- [LISTED ENTRIES]
==*==
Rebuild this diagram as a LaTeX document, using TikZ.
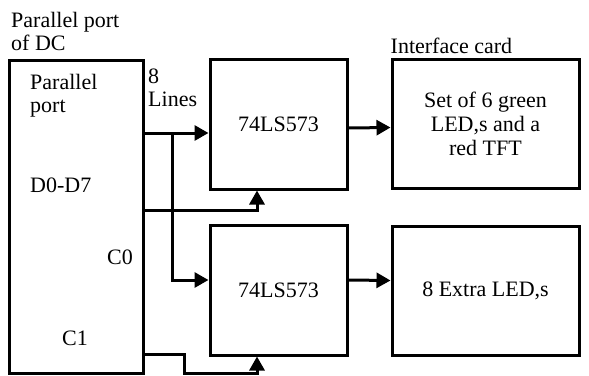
\documentclass[tikz,border=0pt]{standalone}
\usepackage{fontspec}
\setmainfont{Liberation Serif}
\usetikzlibrary{arrows.meta,positioning}
\tikzset{
  blk/.style={draw, line width=3pt, inner sep=0pt, align=center,
    font=\fontsize{22}{24}\selectfont},
  lbl/.style={inner sep=0pt, align=left, font=\fontsize{22}{23}\selectfont},
  conn/.style={line width=3pt, -{Triangle[length=14pt,width=15pt]}},
}
\begin{document}
\begin{tikzpicture}[x=1pt,y=-1pt]
    \useasboundingbox (0,0) rectangle (589,375);
    % blocks
    \node[blk, minimum width=134, minimum height=313] (pc) at (76,216.5) {};
    \node[blk, minimum width=137, minimum height=130] (latA) at (278.5,124) {74LS573};
    \node[blk, minimum width=137, minimum height=130] (latB) at (278.5,290) {74LS573};
    \node[blk, minimum width=187, minimum height=129] (card) at (485.5,123.5) {Set of 6 green\\LED,s and a\\red TFT};
    \node[blk, minimum width=187, minimum height=129] (extra) at (485.5,290.5) {8 Extra LED,s};
    % labels
    \node[lbl, anchor=west] (title) at (11,31) {Parallel port\\of DC};
    \node[lbl, anchor=west] (port) at (30,96) {Parallel\\port};
    \node[lbl, anchor=west] (data) at (30,185) {D0-D7};
    \node[lbl, anchor=east] (czero) at (133,257) {C0};
    \node[lbl, anchor=west] (cone) at (62,338) {C1};
    \node[lbl, anchor=west] (lines) at (148,88) {8\\Lines};
    \node[lbl, anchor=south west] (ifc) at ([yshift=4pt]card.north west) {Interface card};
    % wires
    \coordinate (dbus) at (pc.east |- 0,133);
    \coordinate (tap) at (172,133);
    \coordinate (cz) at (pc.east |- 0,210);
    \coordinate (co) at (pc.east |- 0,354);
    \draw[conn] (dbus) -- (dbus -| latA.west);
    \draw[conn] (tap) |- ([yshift=10pt]latB.west);
    \draw[conn] (cz) -| ([xshift=-21.5pt]latA.south);
    \draw[conn] (co) -- ++(40,0) -- ++(0,19) -| ([xshift=-21.5pt]latB.south);
    \draw[conn] ([yshift=-4pt]latA.east) -- ([yshift=-4pt]card.west);
    \draw[conn] ([yshift=10pt]latB.east) -- ([yshift=10pt]extra.west);
\end{tikzpicture}
\end{document}
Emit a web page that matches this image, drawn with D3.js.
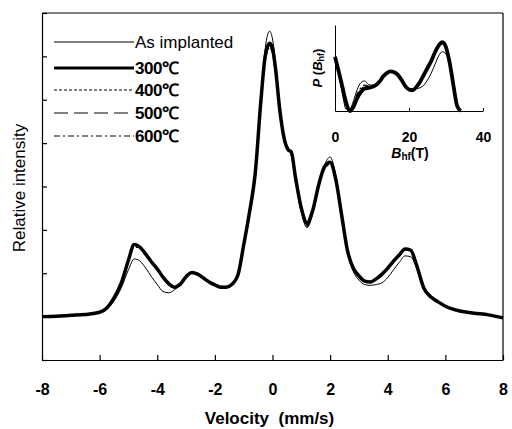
<!DOCTYPE html>
<html>
<head>
<meta charset="utf-8">
<script src="https://cdn.jsdelivr.net/npm/d3@7"></script>
<style>
  body { margin: 0; background: #fff; }
  svg { font-family: "Liberation Sans", Arial, sans-serif; }
</style>
</head>
<body>
<div id="chart"></div>
<script>
// Mossbauer spectra

const velocity = [-8,-7.5,-7,-6.5,-6,-5.75,-5.5,-5.25,-5,-4.8,-4.6,-4.4,-4.2,-4,-3.8,-3.6,-3.4,-3.2,-3,-2.8,
  -2.6,-2.4,-2.2,-2,-1.8,-1.6,-1.4,-1.2,-1,-0.8,-0.6,-0.4,-0.25,-0.1,0,0.1,0.25,0.4,0.55,0.65,
  0.8,1,1.2,1.4,1.6,1.8,2,2.2,2.4,2.6,2.8,3,3.2,3.4,3.6,3.8,4,4.2,4.4,4.6,
  4.8,5,5.25,5.5,5.75,6,6.5,7,7.5,8];

const asImplanted = [1.00,1.02,1.02,1.05,1.09,1.17,1.36,1.66,2.08,2.33,2.28,2.12,1.92,1.74,1.58,1.55,1.62,1.74,1.90,2.00,
  1.97,1.88,1.79,1.72,1.67,1.67,1.73,1.93,2.60,3.40,4.35,6.05,7.20,7.58,7.40,6.90,5.90,5.15,4.85,4.72,
  4.10,3.40,3.05,3.38,3.98,4.48,4.68,4.25,3.38,2.50,2.05,1.84,1.74,1.72,1.74,1.78,1.90,2.08,2.25,2.40,
  2.38,2.12,1.66,1.44,1.33,1.23,1.12,1.07,1.03,0.97];

const t300 = [1.00,1.01,1.03,1.05,1.10,1.20,1.43,1.77,2.30,2.66,2.60,2.44,2.26,2.10,1.91,1.76,1.68,1.75,1.92,2.02,
  1.98,1.89,1.80,1.73,1.68,1.68,1.75,1.96,2.65,3.40,4.30,6.00,7.02,7.30,7.18,6.75,5.78,5.12,4.84,4.80,
  4.20,3.50,3.16,3.46,4.03,4.45,4.56,4.15,3.34,2.53,2.12,1.94,1.82,1.80,1.87,1.98,2.12,2.28,2.42,2.56,
  2.53,2.19,1.66,1.45,1.34,1.24,1.13,1.08,1.04,0.97];

const t400 = [1.01,1.02,1.02,1.06,1.11,1.22,1.45,1.80,2.32,2.64,2.62,2.46,2.28,2.08,1.90,1.74,1.66,1.72,1.90,2.00,
  1.97,1.90,1.82,1.75,1.70,1.70,1.76,1.98,2.62,3.35,4.25,5.90,6.90,7.20,7.05,6.60,5.85,5.20,4.86,4.76,
  4.15,3.45,3.10,3.42,4.00,4.40,4.52,4.12,3.30,2.50,2.10,1.92,1.80,1.78,1.85,1.96,2.10,2.26,2.40,2.54,
  2.52,2.20,1.68,1.47,1.35,1.25,1.14,1.09,1.05,0.98];

const t500 = [0.99,1.00,1.02,1.04,1.09,1.19,1.40,1.74,2.26,2.62,2.58,2.42,2.24,2.07,1.88,1.73,1.66,1.74,1.90,2.00,
  1.96,1.88,1.79,1.72,1.67,1.67,1.74,1.95,2.60,3.30,4.20,5.95,6.95,7.25,7.10,6.70,5.80,5.15,4.82,4.74,
  4.18,3.48,3.12,3.44,4.02,4.42,4.54,4.14,3.32,2.52,2.11,1.93,1.81,1.79,1.86,1.97,2.11,2.27,2.41,2.55,
  2.52,2.18,1.65,1.44,1.33,1.23,1.12,1.07,1.03,0.96];

const t600 = [1.00,1.01,1.03,1.05,1.10,1.21,1.44,1.78,2.28,2.60,2.57,2.43,2.25,2.09,1.90,1.75,1.67,1.73,1.91,2.01,
  1.97,1.89,1.80,1.74,1.69,1.69,1.75,1.97,2.64,3.38,4.22,5.92,6.92,7.22,7.08,6.68,5.82,5.18,4.88,4.78,
  4.16,3.46,3.08,3.40,3.98,4.42,4.50,4.10,3.30,2.51,2.10,1.93,1.81,1.79,1.86,1.97,2.11,2.27,2.41,2.55,
  2.53,2.20,1.67,1.46,1.35,1.25,1.14,1.08,1.04,0.97];

const xTicks = [-8, -6, -4, -2, 0, 2, 4, 6, 8];
const yTicks = [0, 1, 2, 3, 4, 5, 6, 7, 8];

// inset: hyperfine field distribution
const bhf = [0,1,2,3,4,5,6,7,8,9,10,11,12,13,14,15,16,17,18,19,20,21,22,23,24,25,26,27,28,29,30,31,32,33,34];
const pAs  = [0.63,0.42,0.20,0.02,0.02,0.12,0.25,0.33,0.35,0.31,0.30,0.31,0.35,0.40,0.44,0.46,0.45,0.42,0.36,0.30,0.26,0.26,0.26,0.27,0.30,0.36,0.44,0.54,0.64,0.69,0.66,0.52,0.30,0.08,0.00];
const p300 = [0.63,0.46,0.28,0.10,0.00,0.05,0.15,0.22,0.26,0.27,0.28,0.30,0.34,0.40,0.44,0.46,0.45,0.42,0.36,0.29,0.25,0.24,0.28,0.34,0.42,0.50,0.58,0.68,0.76,0.80,0.74,0.56,0.30,0.06,0.00];
const p400 = [0.63,0.45,0.27,0.09,0.01,0.07,0.18,0.25,0.28,0.28,0.29,0.31,0.35,0.40,0.44,0.46,0.45,0.41,0.35,0.29,0.25,0.25,0.29,0.35,0.43,0.51,0.59,0.68,0.75,0.78,0.72,0.55,0.30,0.06,0.00];
const p500 = [0.63,0.45,0.27,0.08,0.00,0.06,0.16,0.23,0.27,0.28,0.29,0.31,0.35,0.41,0.45,0.47,0.46,0.42,0.36,0.29,0.25,0.24,0.28,0.34,0.42,0.50,0.58,0.67,0.75,0.79,0.73,0.55,0.29,0.05,0.00];
const p600 = [0.63,0.46,0.28,0.10,0.01,0.08,0.20,0.27,0.30,0.29,0.29,0.31,0.35,0.40,0.44,0.46,0.45,0.42,0.36,0.30,0.26,0.25,0.28,0.34,0.42,0.50,0.58,0.67,0.75,0.79,0.73,0.56,0.31,0.07,0.00];
const insetTicks = [0, 20, 40];

const legendLabels = ['As implanted', '300\u2103', '400\u2103', '500\u2103', '600\u2103'];

// Styles per series
const styles = [
  { width: 1.0, dash: null },
  { width: 3.5, dash: null },
  { width: 1.1, dash: '3,2' },
  { width: 1.1, dash: '14,6' },
  { width: 1.1, dash: '6,3,2,3' }
];

const W = 512, H = 429;
const margin = { top: 13, right: 9, bottom: 69, left: 42 };
const width = W - margin.left - margin.right;
const height = H - margin.top - margin.bottom;

const svg = d3.select('#chart').append('svg')
  .attr('width', W)
  .attr('height', H);

const g = svg.append('g')
  .attr('transform', `translate(${margin.left},${margin.top})`);

// Scales
const x = d3.scaleLinear().domain([-8, 8]).range([0, width]);
const y = d3.scaleLinear().domain([0, 8]).range([height, 0]);

// Axes (ticks pointing inward)
g.append('g')
  .attr('transform', `translate(0,${height})`)
  .call(d3.axisBottom(x).tickValues(xTicks).tickSizeInner(-5).tickSizeOuter(0).tickPadding(24)
    .tickFormat(d => d < 0 ? '-' + Math.abs(d) : String(d)))
  .call(ax => ax.selectAll('text').style('font-size', '16px').style('font-weight', 'bold').attr('fill', '#000'))
  .call(ax => ax.selectAll('line, path').attr('stroke', '#000').attr('stroke-width', 1.2));

g.append('g')
  .call(d3.axisLeft(y).tickValues(yTicks).tickSizeInner(-5).tickSizeOuter(0).tickFormat(''))
  .call(ax => ax.selectAll('line, path').attr('stroke', '#000').attr('stroke-width', 1.2));

// frame top / right
g.append('line').attr('x1', 0).attr('x2', width).attr('y1', 0).attr('y2', 0)
  .attr('stroke', '#000').attr('stroke-width', 1.2);
g.append('line').attr('x1', width).attr('x2', width).attr('y1', 0).attr('y2', height)
  .attr('stroke', '#000').attr('stroke-width', 1.2);

// Axis titles
svg.append('text')
  .attr('x', margin.left + width / 2 - 3)
  .attr('y', 424)
  .attr('text-anchor', 'middle')
  .style('font-size', '17px')
  .style('font-weight', 'bold')
  .style('white-space', 'pre')
  .text('Velocity  (mm/s)');

svg.append('text')
  .attr('transform', 'translate(25,188) rotate(-90)')
  .attr('text-anchor', 'middle')
  .style('font-size', '17px')
  .text('Relative intensity');

// Spectra
const series = [asImplanted, t300, t400, t500, t600];
const line = d3.line()
  .x(d => x(d[0]))
  .y(d => y(d[1]))
  .curve(d3.curveMonotoneX);

// draw the thick 300C line last so the thin lines sit in it
const order = [2, 3, 4, 0, 1];
order.forEach(i => {
  const pts = velocity.map((v, k) => [v, series[i][k]]);
  g.append('path')
    .datum(pts)
    .attr('fill', 'none')
    .attr('stroke', '#000')
    .attr('stroke-width', styles[i].width)
    .attr('stroke-dasharray', styles[i].dash)
    .attr('stroke-linejoin', 'round')
    .attr('d', line);
});

// Legend
const legendY = [42, 68, 90, 113, 136];
legendLabels.forEach((label, i) => {
  svg.append('line')
    .attr('x1', 54).attr('x2', 134)
    .attr('y1', legendY[i]).attr('y2', legendY[i])
    .attr('stroke', '#000')
    .attr('stroke-width', i === 1 ? 3 : styles[i].width)
    .attr('stroke-dasharray', styles[i].dash);
  svg.append('text')
    .attr('x', 135)
    .attr('y', legendY[i] + 6)
    .style('font-size', '17px')
    .style('font-weight', i === 0 ? 'normal' : 'bold')
    .style('letter-spacing', i === 0 ? '0px' : '-0.5px')
    .text(label);
});

// Inset
const ix = d3.scaleLinear().domain([0, 40]).range([335, 483]);
const iy = d3.scaleLinear().domain([0, 1]).range([111, 25]);

const inset = svg.append('g');

inset.append('g')
  .attr('transform', 'translate(0,111)')
  .call(d3.axisBottom(ix).tickValues(insetTicks).tickSizeInner(-3).tickSizeOuter(0).tickPadding(21))
  .call(ax => ax.selectAll('text').style('font-size', '14px').style('font-weight', 'bold').attr('fill', '#000'))
  .call(ax => ax.selectAll('line, path').attr('stroke', '#000').attr('stroke-width', 1));

inset.append('g')
  .attr('transform', 'translate(335,0)')
  .call(d3.axisLeft(iy).tickValues([]).tickSizeOuter(0))
  .call(ax => ax.selectAll('line, path').attr('stroke', '#000').attr('stroke-width', 1));

const iline = d3.line()
  .x(d => ix(d[0]))
  .y(d => iy(d[1]))
  .curve(d3.curveMonotoneX);

const pSeries = [pAs, p300, p400, p500, p600];
const iWidths = [1.0, 3.8, 1.2, 1.2, 1.2];
order.forEach(i => {
  inset.append('path')
    .datum(bhf.map((b, k) => [b, pSeries[i][k]]))
    .attr('fill', 'none')
    .attr('stroke', '#000')
    .attr('stroke-width', iWidths[i])
    .attr('stroke-dasharray', i >= 2 ? styles[i].dash : null)
    .attr('d', iline);
});

// inset titles
const bt = inset.append('text')
  .attr('x', 410)
  .attr('y', 158)
  .attr('text-anchor', 'middle')
  .style('font-size', '14px')
  .style('font-weight', 'bold');
bt.append('tspan').style('font-style', 'italic').text('B');
bt.append('tspan').attr('dy', 2).style('font-size', '10px').text('hf');
bt.append('tspan').attr('dy', -2).text('(T)');

const pt = inset.append('text')
  .attr('transform', 'translate(322,68) rotate(-90)')
  .attr('text-anchor', 'middle')
  .style('font-size', '13px')
  .style('font-weight', 'bold');
pt.append('tspan').style('font-style', 'italic').text('P');
pt.append('tspan').text(' (');
pt.append('tspan').style('font-style', 'italic').text('B');
pt.append('tspan').attr('dy', 2).style('font-size', '9px').text('hf');
pt.append('tspan').attr('dy', -2).text(')');
</script>
</body>
</html>
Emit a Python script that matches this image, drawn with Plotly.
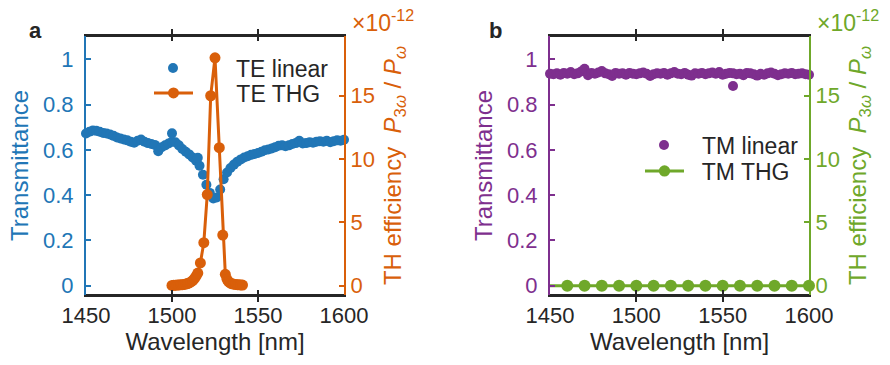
==*==
- [JOB] Copy out every line from the material above in which the word "drawn" appears.

- [THE ANSWER]
Emit a web page that matches this image, drawn with D3.js.
Emit a Python script that matches this image, drawn with Plotly.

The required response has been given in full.